Feature importance can help identify useful features and eliminate features that don't contribute much to the model.
As a final exercise, let's use the random forest model to make predictions on the titanic test set and submit them to Kaggle to see how our actual generalization performance compares to the OOB estimate:

In [24]:
# Make test set predictions
test_preds = rf_model.predict(X= titanic_test[features])


In [25]:
# Create a submission for Kaggle
submission = pd.DataFrame({"PassengerId":titanic_test["PassengerId"],
                           "Survived":test_preds})

# Save submission to CSV
submission.to_csv("tutorial_randomForest_submission.csv", 
                  index=False)        # Do not save index values

In [26]:
print('As per our prediction model:\n Out of {} passengers {} survived and {} did not survive'.format(len(test_preds), \
                    list(test_preds).count(1), list(test_preds).count(0) ))

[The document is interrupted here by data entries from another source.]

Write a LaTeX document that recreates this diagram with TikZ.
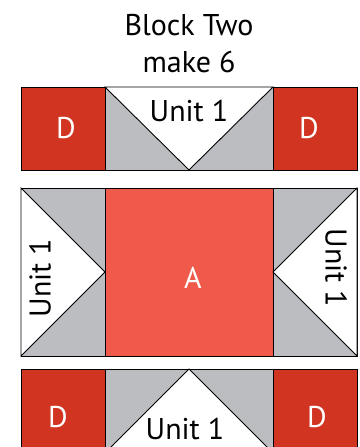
\documentclass[tikz,border=0pt]{standalone}
\usepackage{fontspec}
\setmainfont{PT Sans}
\usepackage{tikz}
\definecolor{patchred}{HTML}{D13522}
\definecolor{patchsalmon}{HTML}{F05A4A}
\definecolor{patchgray}{HTML}{BCBDC0}
\tikzset{
  edge/.style={line width=0.9pt, draw=black},
  lbl/.style={font=\fontsize{30}{32}\selectfont, inner sep=0pt},
  whitelbl/.style={lbl, text=white}
}

\begin{document}
\begin{tikzpicture}[x=1pt, y=-1pt]
			%%%%% START %%%%%
			\useasboundingbox (0, 0) rectangle (359, 447);
			
			\node[lbl, anchor=base] (title) at (189, 35) {Block Two};
			\node[lbl, anchor=base] (make) at (189, 72) {make 6};
			
			% top row
			\draw[edge, fill=patchred] (21, 87) rectangle (105, 170);
			\draw[edge, fill=patchgray] (105, 87) rectangle (273, 170);
			\draw[edge, fill=white] (105, 87) -- (273, 87) -- (189, 170) -- cycle;
			\draw[edge, fill=patchred] (273, 87) rectangle (357, 170);
			\node[whitelbl] (dtl) at (66, 128) {D};
			\node[lbl] (unittop) at (189, 111) {Unit 1};
			\node[whitelbl] (dtr) at (309, 128) {D};
			
			% middle row
			\draw[edge, fill=patchgray] (21, 188) rectangle (105, 356);
			\draw[edge, fill=white] (21, 188) -- (105, 272) -- (21, 356) -- cycle;
			\draw[edge, fill=patchsalmon] (105, 188) rectangle (273, 356);
			\draw[edge, fill=patchgray] (273, 188) rectangle (357, 356);
			\draw[edge, fill=white] (357, 188) -- (273, 272) -- (357, 356) -- cycle;
			\node[lbl, rotate=90] (unitleft) at (40, 278) {Unit 1};
			\node[whitelbl] (a) at (193, 278) {A};
			\node[lbl, rotate=-90] (unitright) at (336, 268) {Unit 1};
			
			% bottom row
			\draw[edge, fill=patchred] (21, 369) rectangle (105, 453);
			\draw[edge, fill=patchgray] (105, 369) rectangle (273, 453);
			\draw[edge, fill=white] (105, 453) -- (189, 369) -- (273, 453) -- cycle;
			\draw[edge, fill=patchred] (273, 369) rectangle (357, 453);
			\node[whitelbl] (dbl) at (58, 417) {D};
			\node[lbl] (unitbot) at (185, 429) {Unit 1};
			\node[whitelbl] (dbr) at (317, 417) {D};
			
			%%%%% END %%%%%
		\end{tikzpicture}
\end{document}
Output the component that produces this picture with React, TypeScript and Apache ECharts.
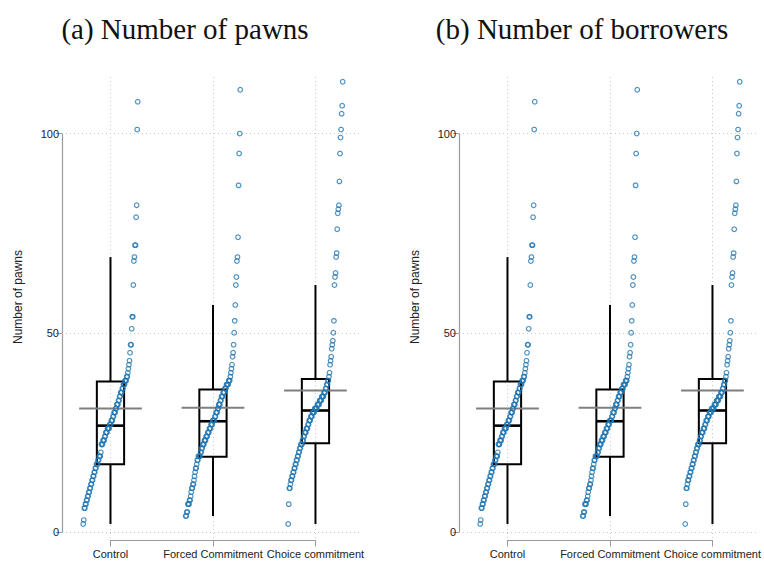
import React, { useEffect, useRef } from "react";
import * as echarts from "echarts";

const categories = ["Control", "Forced Commitment", "Choice commitment"];
const panelTitles = ["(a) Number of pawns", "(b) Number of borrowers"];
const yAxisTitle = "Number of pawns";
const yTicks = [0, 50, 100];

// sorted values per group (read from the quantile strips)
const controlValues = [
  2, 3, 6, 6, 7, 7, 8, 8, 9, 9,
  10, 10, 11, 11, 12, 12, 13, 13, 14, 14,
  15, 15, 16, 16, 17, 17, 17, 18, 18, 19,
  19, 19, 20, 22, 22, 22, 23, 23, 23, 24,
  24, 25, 25, 25, 26, 26, 26, 26, 27, 27,
  27, 28, 28, 28, 29, 29, 30, 30, 30, 31,
  31, 32, 32, 32, 33, 33, 34, 34, 35, 35,
  35, 36, 36, 37, 37, 37, 38, 38, 38, 39,
  39, 40, 41, 42, 43, 45, 47, 47, 51, 54,
  54, 62, 68, 69, 72, 72, 79, 82, 101, 108,
];
const forcedValues = [
  4, 4, 5, 5, 7, 7, 7, 8, 8, 9,
  10, 11, 11, 12, 12, 13, 14, 15, 16, 16,
  17, 18, 18, 19, 19, 19, 19, 20, 20, 21,
  21, 22, 22, 22, 23, 23, 23, 24, 24, 24,
  25, 25, 25, 26, 26, 26, 27, 27, 27, 28,
  28, 28, 28, 29, 29, 30, 30, 30, 31, 31,
  32, 32, 32, 33, 33, 34, 34, 34, 35, 35,
  35, 36, 36, 36, 37, 37, 37, 37, 38, 38,
  38, 39, 40, 41, 42, 44, 45, 47, 50, 53,
  57, 62, 64, 68, 69, 74, 87, 95, 100, 111,
];
const choiceValues = [
  2, 7, 11, 11, 12, 13, 13, 14, 14, 15,
  15, 16, 16, 17, 17, 18, 18, 19, 19, 20,
  20, 21, 21, 22, 22, 22, 23, 23, 24, 24,
  25, 25, 25, 26, 26, 26, 27, 27, 28, 28,
  28, 29, 29, 29, 30, 30, 30, 30, 31, 31,
  31, 31, 31, 32, 32, 32, 32, 33, 33, 33,
  33, 34, 34, 34, 34, 35, 35, 35, 36, 36,
  37, 37, 38, 38, 39, 40, 42, 43, 44, 46,
  47, 48, 50, 53, 62, 64, 65, 69, 70, 76,
  80, 81, 82, 88, 95, 99, 101, 105, 107, 113,
];
const groupValues = [controlValues, forcedValues, choiceValues];

// [lower whisker, Q1, median, Q3, upper whisker, mean]
const controlBox = [2, 17, 26.7, 37.8, 69, 31.0];
const forcedBox = [4, 18.9, 27.8, 35.8, 57, 31.2];
const choiceBox = [2, 22.3, 30.5, 38.4, 62, 35.5];
const groupBoxes = [controlBox, forcedBox, choiceBox];

// layout
const W = 764;
const H = 561;
const PANEL_LEFT = [62, 459];
const PANEL_WIDTH = 300;
const TOP = 77;
const HEIGHT = 461;
const X_MIN = -0.473;
const X_MAX = 2.454;
const Y_MIN = -1.5;
const Y_MAX = 114.2;
const SPREAD = 0.266;
const BOX_HALF = 0.133;
const MEAN_HALF = 0.306;
const FONT = "'Liberation Sans', Arial, sans-serif";
const SERIF = "'Liberation Serif', 'Times New Roman', serif";
const AXIS_COLOR = "#9a9a9a";
const GRID_COLOR = "#c8c8c8";
const DOT_COLOR = "#1f77b4";

function buildOption() {
  const xs = PANEL_WIDTH / (X_MAX - X_MIN);
  const ys = HEIGHT / (Y_MAX - Y_MIN);
  const grid: any[] = [];
  const xAxis: any[] = [];
  const yAxis: any[] = [];
  const series: any[] = [];
  const graphic: any[] = [];

  PANEL_LEFT.forEach((left, p) => {
    const gMain = p * 3;
    const gY = p * 3 + 1;
    const gX = p * 3 + 2;
    // main data grid
    grid.push({ left, top: TOP, width: PANEL_WIDTH, height: HEIGHT });
    xAxis.push({ type: "value", gridIndex: gMain, min: X_MIN, max: X_MAX, show: false });
    yAxis.push({ type: "value", gridIndex: gMain, min: Y_MIN, max: Y_MAX, show: false });
    // y axis display grid (spans 0..100)
    const yTop = TOP + (Y_MAX - yTicks[yTicks.length - 1]) * ys;
    const yHeight = (yTicks[yTicks.length - 1] - yTicks[0]) * ys;
    grid.push({ left, top: yTop, width: 10, height: yHeight });
    xAxis.push({ type: "value", gridIndex: gY, show: false });
    yAxis.push({
      type: "value",
      gridIndex: gY,
      min: yTicks[0],
      max: yTicks[yTicks.length - 1],
      interval: 50,
      axisLine: { show: true, lineStyle: { color: AXIS_COLOR, width: 1.2 } },
      axisTick: { show: true, length: 6, lineStyle: { color: AXIS_COLOR, width: 1 } },
      axisLabel: { fontSize: 11, color: "#222", margin: 3, fontFamily: FONT },
      splitLine: { show: false },
    });
    // x axis display grid (spans first..last category)
    const xLeft = left + (0 - X_MIN) * xs;
    const xWidth = (categories.length - 1) * xs;
    grid.push({ left: xLeft, top: 539.5, width: xWidth, height: 1 });
    xAxis.push({
      type: "category",
      gridIndex: gX,
      data: categories,
      boundaryGap: false,
      axisLine: { show: true, lineStyle: { color: AXIS_COLOR, width: 1.2 } },
      axisTick: { show: true, length: 6, lineStyle: { color: AXIS_COLOR, width: 1 } },
      axisLabel: { interval: 0, fontSize: 11, color: "#222", margin: 8, fontFamily: FONT },
      splitLine: { show: false },
    });
    yAxis.push({ type: "value", gridIndex: gX, show: false });

    // dotted grid lines
    series.push({
      type: "scatter",
      xAxisIndex: gMain,
      yAxisIndex: gMain,
      data: [],
      silent: true,
      z: 1,
      markLine: {
        z: 1,
        silent: true,
        symbol: ["none", "none"],
        label: { show: false },
        lineStyle: { color: GRID_COLOR, type: [1, 3], width: 1 },
        data: [
          ...yTicks.map((v) => ({ yAxis: v })),
          ...categories.map((_, i) => ({ xAxis: i })),
        ],
      },
    });

    // boxes, whiskers, mean lines
    series.push({
      type: "custom",
      xAxisIndex: gMain,
      yAxisIndex: gMain,
      z: 3,
      silent: true,
      data: groupBoxes.map((b, i) => [i, ...b]),
      renderItem: (params: any, api: any) => {
        const x = api.value(0);
        const lo = api.value(1);
        const q1 = api.value(2);
        const med = api.value(3);
        const q3 = api.value(4);
        const hi = api.value(5);
        const mean = api.value(6);
        const c = (dx: number, v: number) => api.coord([x + dx, v]);
        const cx = c(0, hi)[0];
        const yHi = c(0, hi)[1];
        const yLo = c(0, lo)[1];
        const yQ1 = c(0, q1)[1];
        const yQ3 = c(0, q3)[1];
        const yMed = c(0, med)[1];
        const yMean = c(0, mean)[1];
        const xl = c(-BOX_HALF, 0)[0];
        const xr = c(BOX_HALF, 0)[0];
        const ml = c(-MEAN_HALF, 0)[0];
        const mr = c(MEAN_HALF, 0)[0];
        return {
          type: "group",
          children: [
            { type: "line", shape: { x1: cx, y1: yQ3, x2: cx, y2: yHi }, style: { stroke: "#000", lineWidth: 2 } },
            { type: "line", shape: { x1: cx, y1: yQ1, x2: cx, y2: yLo }, style: { stroke: "#000", lineWidth: 2 } },
            {
              type: "rect",
              shape: { x: xl, y: yQ3, width: xr - xl, height: yQ1 - yQ3 },
              style: { fill: "none", stroke: "#000", lineWidth: 2 },
            },
            { type: "line", shape: { x1: xl, y1: yMed, x2: xr, y2: yMed }, style: { stroke: "#000", lineWidth: 2.6 } },
            { type: "line", shape: { x1: ml, y1: yMean, x2: mr, y2: yMean }, style: { stroke: "#7f7f7f", lineWidth: 2 } },
          ],
        };
      },
    });

    // quantile strips
    groupValues.forEach((vals, g) => {
      const n = vals.length;
      series.push({
        type: "scatter",
        xAxisIndex: gMain,
        yAxisIndex: gMain,
        z: 4,
        silent: true,
        symbol: "circle",
        symbolSize: 4.6,
        itemStyle: { color: "rgba(255,255,255,0)", borderColor: DOT_COLOR, borderWidth: 1.2 },
        data: vals.map((v, i) => [g - SPREAD + (2 * SPREAD * i) / (n - 1), v]),
      });
    });

    // titles
    const center = left + PANEL_WIDTH / 2 - 27;
    graphic.push({
      type: "text",
      x: center,
      y: 29,
      style: {
        text: panelTitles[p],
        font: `29px ${SERIF}`,
        fill: "#111",
        textAlign: "center",
        textVerticalAlign: "middle",
      },
    });
    graphic.push({
      type: "text",
      x: left - 44,
      y: 297,
      rotation: Math.PI / 2,
      style: {
        text: yAxisTitle,
        font: `12px ${FONT}`,
        fill: "#222",
        textAlign: "center",
        textVerticalAlign: "middle",
      },
    });
  });

  return {
    animation: false,
    backgroundColor: "#fff",
    grid,
    xAxis,
    yAxis,
    series,
    graphic,
  };
}

export default function App() {
  const ref = useRef<HTMLDivElement>(null);
  useEffect(() => {
    if (!ref.current) return;
    const chart = echarts.init(ref.current, undefined, { renderer: "svg", width: W, height: H });
    chart.setOption(buildOption() as any);
    return () => chart.dispose();
  }, []);
  return (
    <div
      ref={ref}
      style={{ position: "fixed", left: 0, top: 0, width: W, height: H }}
    />
  );
}
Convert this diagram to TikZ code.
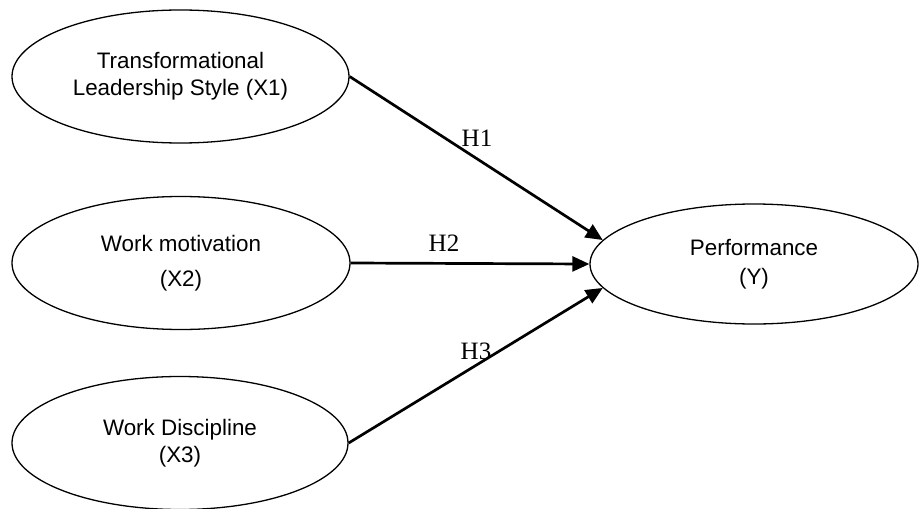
\documentclass[tikz,border=0pt]{standalone}
\usepackage{fontspec}
\setmainfont{Liberation Sans}
\newfontfamily\hypfont{Liberation Serif}
\usetikzlibrary{shapes.geometric,arrows.meta}

\begin{document}
\begin{tikzpicture}[x=0.5pt,y=-0.5pt,
		latent/.style={draw,ellipse,line width=0.65pt,inner sep=0pt,align=center,
			font=\fontsize{11.2}{13.5}\selectfont},
		hyp/.style={line width=1.35pt,-{Triangle[length=8.5pt,width=7.5pt]}},
		hlabel/.style={font=\hypfont\fontsize{12.5}{14}\selectfont,inner sep=0pt}]
				\useasboundingbox (0,0) rectangle (919,508);
				\node[latent,minimum width=168.5pt,minimum height=66.5pt] (x1) at (180.5,76.5) {Transformational\\Leadership Style (X1)};
				\node[latent,minimum width=169pt,minimum height=66.5pt] (x2) at (181,263) {Work motivation\\[4pt](X2)};
				\node[latent,minimum width=168pt,minimum height=66.5pt] (x3) at (180,443) {Work Discipline\\(X3)};
				\node[latent,minimum width=164pt,minimum height=60pt] (y) at (754,264) {Performance\\[1pt](Y)};
				\draw[hyp] (x1.east) -- (y.171);
				\draw[hyp] (x2.east) -- (y.west);
				\draw[hyp] (x3.east) -- (y.189);
				\node[hlabel] (h1) at (477,138) {H1};
				\node[hlabel] (h2) at (444,243) {H2};
				\node[hlabel] (h3) at (476,351) {H3};
			\end{tikzpicture}
\end{document}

As per our prediction model:
 Out of 418 passengers 153 survived and 265 did not survive


Upon submission, the random forest model achieves an accuracy score of 0.75120, which is actually worse than the decision tree model and even the simple gender-based model. What gives? Is the model overfitting the training data? Did we choose bad variables and model parameters? Or perhaps our simplistic imputation of filling in missing age data using median ages is hurting our accuracy. Data analyses and predictive models often don't turn out how you expect, but even a "bad" result can give you more insight into your problem and help you improve your analysis or model in a future iteration.